### WRITTEN PROBLEM:
Set the lines down again exactly, first line through the line that contains "ticklabels_top = ['1,1', '1,2', '1,3', '1,4', '1,5', '1,6', '']", with no pictures.

### COLLECTED DATA:
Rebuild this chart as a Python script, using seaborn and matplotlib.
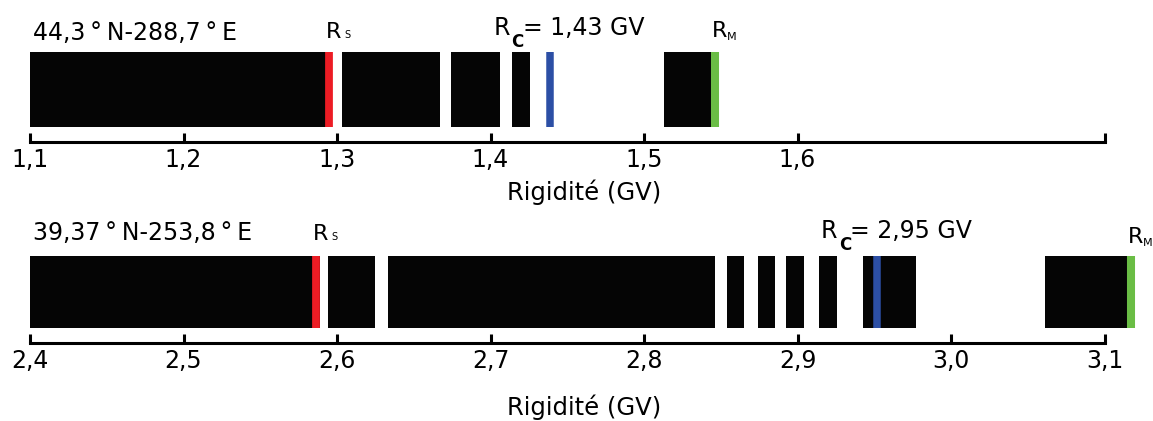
import matplotlib
matplotlib.use('Agg')
import matplotlib.pyplot as plt
import seaborn as sns

# --- panel 1: 44,3°N-288,7°E ---
site_top = '44,3\u2009°\u2009N-288,7\u2009°\u2009E'
bands_top_start = [1.100, 1.303, 1.374, 1.414, 1.513]
bands_top_end = [1.297, 1.367, 1.406, 1.426, 1.549]
rs_top, rc_top, rm_top = 1.2948, 1.4385, 1.5463
rc_top_text = '= 1,43 GV'
ticks_top = [1.1, 1.2, 1.3, 1.4, 1.5, 1.6, 1.8]
ticklabels_top = ['1,1', '1,2', '1,3', '1,4', '1,5', '1,6', '']

# --- panel 2: 39,37°N-253,8°E ---
site_bot = '39,37\u2009°\u2009N-253,8\u2009°\u2009E'
bands_bot_start = [2.400, 2.594, 2.6334, 2.854, 2.874, 2.8925, 2.9138, 2.9429, 3.0615]
bands_bot_end = [2.5889, 2.625, 2.846, 2.865, 2.8856, 2.9044, 2.926, 2.9769, 3.1199]
rs_bot, rc_bot, rm_bot = 2.5864, 2.9518, 3.1175
rc_bot_text = '= 2,95 GV'
ticks_bot = [2.4, 2.5, 2.6, 2.7, 2.8, 2.9, 3.0, 3.1]
ticklabels_bot = ['2,4', '2,5', '2,6', '2,7', '2,8', '2,9', '3,0', '3,1']

RED = '#ec1c24'
BLUE = '#2c4fa5'
GREEN = '#6abd45'

sns.set_theme(style='white')
plt.rcParams['font.family'] = ['DejaVu Sans']


def r_label(ax, x, y, sub, size, sub_size, sub_dx, sub_dy, bold=False):
    # "R" followed by a small subscript, placed with pixel offsets
    tr = ax.get_xaxis_transform()
    ax.text(x, y, 'R', transform=tr, fontsize=size, va='baseline', ha='left', color='black')
    ax.annotate(sub, xy=(x, y), xycoords=tr, xytext=(sub_dx, sub_dy),
                textcoords='offset pixels', fontsize=sub_size, va='baseline', ha='left',
                color='black', fontweight='bold' if bold else 'normal')


def draw_panel(ax, starts, ends, rs, rc, rm, rc_text, site, ticks, ticklabels,
               title_y, rs_y, rc_y, rm_y, xlabel_y):
    widths = [e - s for s, e in zip(starts, ends)]
    ax.barh([0.5] * len(starts), widths, left=starts, height=1.0,
            color='#050505', edgecolor='none')

    sns.rugplot(x=[rs], height=1, ax=ax, color=RED, linewidth=5.6, expand_margins=False)
    sns.rugplot(x=[rc], height=1, ax=ax, color=BLUE, linewidth=5.4, expand_margins=False)
    sns.rugplot(x=[rm], height=1, ax=ax, color=GREEN, linewidth=5.8, expand_margins=False)

    x0 = ticks[0]
    ax.set_xlim(x0 - 30 / 1535, x0 + 1123 / 1535)
    ax.set_ylim(0, 1)
    ax.set_yticks([])

    sns.despine(ax=ax, left=True, offset=11)
    ax.spines['bottom'].set_bounds(ticks[0], ticks[-1])
    ax.spines['bottom'].set_linewidth(2.2)
    ax.spines['bottom'].set_color('black')

    ax.set_xticks(ticks)
    ax.set_xticklabels(ticklabels)
    ax.tick_params(axis='x', bottom=True, direction='in', length=6.5, width=2.2,
                   color='black', labelcolor='black', labelsize=17, pad=4)

    tr = ax.get_xaxis_transform()
    ax.text(x0 + 0.002, title_y, site, transform=tr, fontsize=17,
            va='baseline', ha='left', color='black')

    r_label(ax, rs - 0.002, rs_y, 'S', 16, 7, 18, 0)
    r_label(ax, rm - 0.002, rm_y, 'M', 16, 8, 15, -3)
    xr = rc - 0.0365
    r_label(ax, xr, rc_y, 'C', 17, 12, 18, -12, bold=True)
    ax.annotate(rc_text, xy=(xr, rc_y), xycoords=tr, xytext=(29, 0),
                textcoords='offset pixels', fontsize=17, va='baseline', ha='left',
                color='black')

    ax.set_xlabel('Rigidité (GV)', fontsize=17.5, color='black')
    ax.xaxis.set_label_coords(0.507, xlabel_y)


fig = plt.figure(figsize=(11.53, 4.21), dpi=100)
ax1 = fig.add_axes([0.0, 1 - 127 / 421, 1.0, 75 / 421])
ax2 = fig.add_axes([0.0, 1 - 327.7 / 421, 1.0, 72 / 421])

draw_panel(ax1, bands_top_start, bands_top_end, rs_top, rc_top, rm_top, rc_top_text,
           site_top, ticks_top, ticklabels_top,
           title_y=1.16, rs_y=1.187, rc_y=1.227, rm_y=1.2, xlabel_y=-0.70)
draw_panel(ax2, bands_bot_start, bands_bot_end, rs_bot, rc_bot, rm_bot, rc_bot_text,
           site_bot, ticks_bot, ticklabels_bot,
           title_y=1.218, rs_y=1.218, rc_y=1.246, rm_y=1.176, xlabel_y=-0.93)

fig.savefig('out.png', dpi=100, facecolor='white')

### OUTPUT FOR THIS EXERCISE:
Rebuild this chart as a Python script, using seaborn and matplotlib.
import matplotlib
matplotlib.use('Agg')
import matplotlib.pyplot as plt
import seaborn as sns

# --- panel 1: 44,3°N-288,7°E ---
site_top = '44,3\u2009°\u2009N-288,7\u2009°\u2009E'
bands_top_start = [1.100, 1.303, 1.374, 1.414, 1.513]
bands_top_end = [1.297, 1.367, 1.406, 1.426, 1.549]
rs_top, rc_top, rm_top = 1.2948, 1.4385, 1.5463
rc_top_text = '= 1,43 GV'
ticks_top = [1.1, 1.2, 1.3, 1.4, 1.5, 1.6, 1.8]
ticklabels_top = ['1,1', '1,2', '1,3', '1,4', '1,5', '1,6', '']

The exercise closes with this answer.